The original poster claimed that car usage is the norm in the Netherlands, which implies that anything else is outside the norm, or unusual. This is obviously incorrectly.

There are various other posts in this thread that also give statistics, and the number of car vs bike journeys is not so far apart.

In a country that famously has more bikes then people, the idea that if half the bike journeys converted to cars there would only be a ten percent increase in traffic is quite clearly ridiculous. Especially within cities bikes carry volumes of people that would overwhelm roads if those people used space-inefficient cars.

> The original poster claimed that car usage is the norm in the Netherlands, which implies that anything else is outside the norm, or unusual

This isn't a reasonable interpretation. "the norm" only implies that it's the majority mode of transportation (in contrast with the anti-car rhetoric). This implies that other modes are not the majority, but it does not imply that those other modes are particularly rare.

> In a country that famously has more bikes then people, the idea that if half the bike journeys converted to cars there would only be a ten percent increase in traffic is quite clearly ridiculous.

I mean, I showed my math--feel free to point out where I erred, but just stating "it's quite clearly ridiculous" is like putting your fingers in your ears and shouting, "I can't hear you".

You need fine-grained statistics.

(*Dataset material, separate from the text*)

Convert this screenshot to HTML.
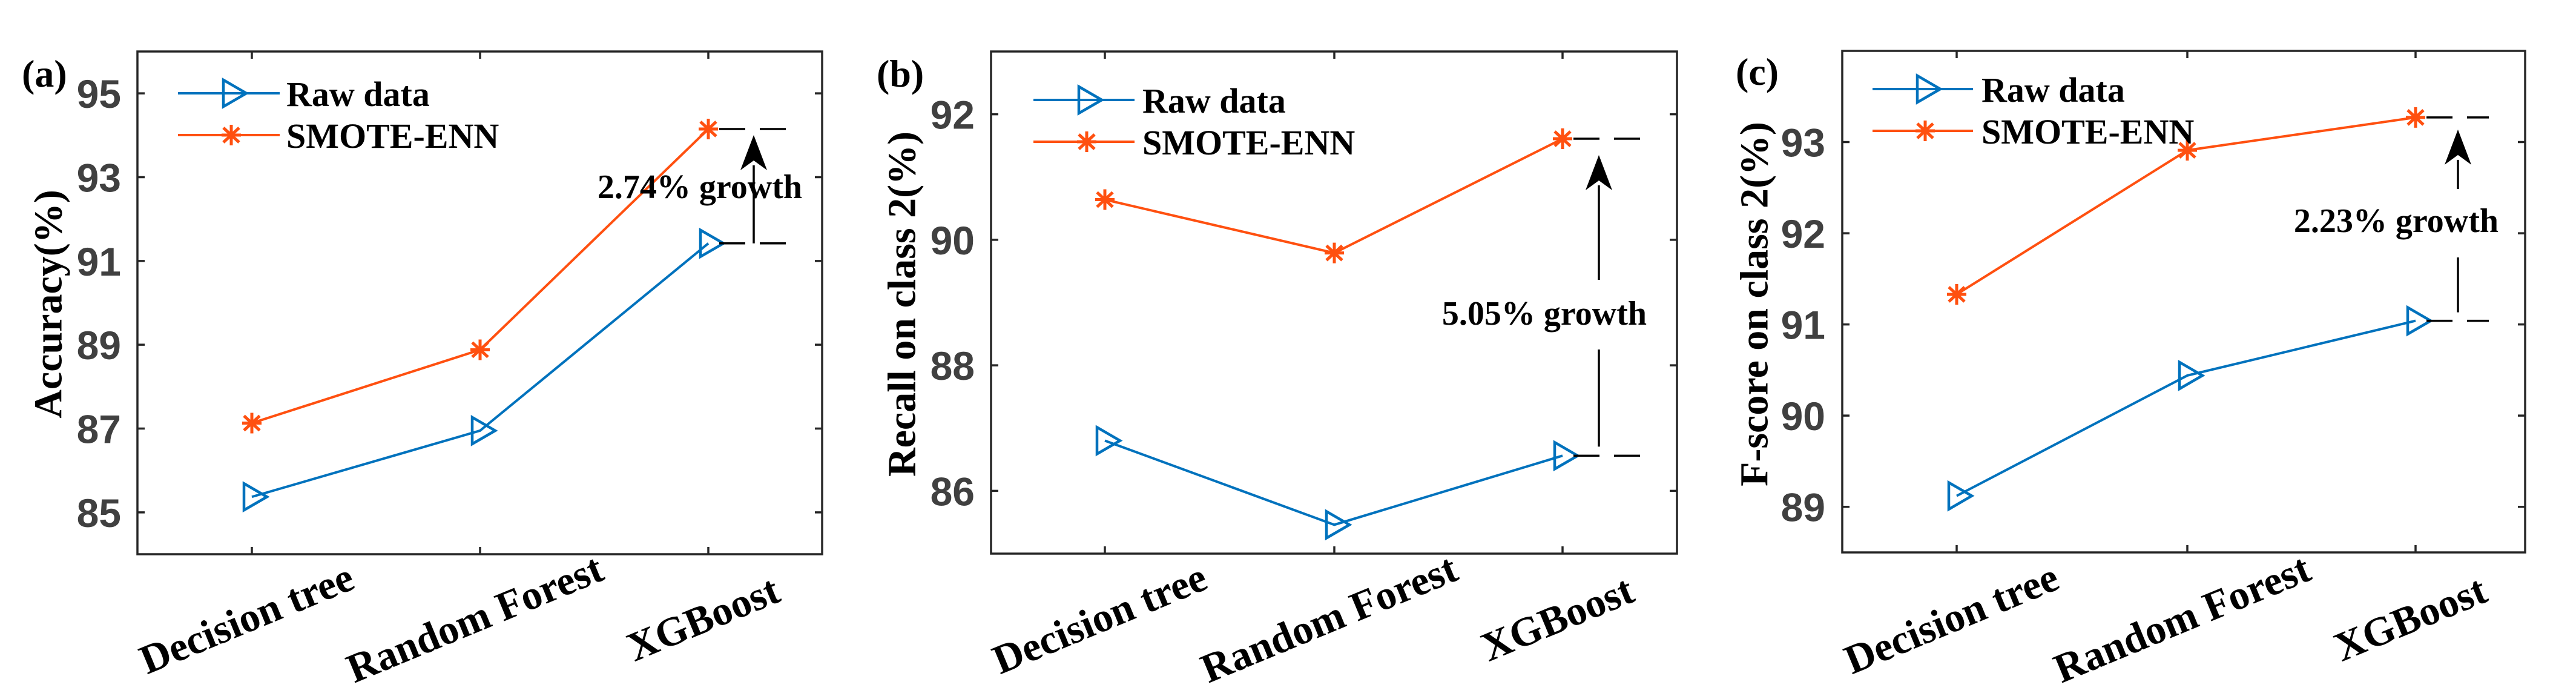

It certainly isn't true that 65% of the people living or working in big dense Dutch cities like Amsterdam drive to work. That statistic more reflects how much the population of the Netherlands is spread out as a whole, not concentrated in its biggest cities as is more common in many other European countries.
> There are 10 million employed Dutch (Statistica) of whom 65% drive

People don't just commute to work. Millions of Dutch students commute to school and I expect a large majority of those will bike.

Do you mean Statistica or Statista?
Statista. I’m on mobile and autocorrect is getting me. I edited my post, thanks for the correction.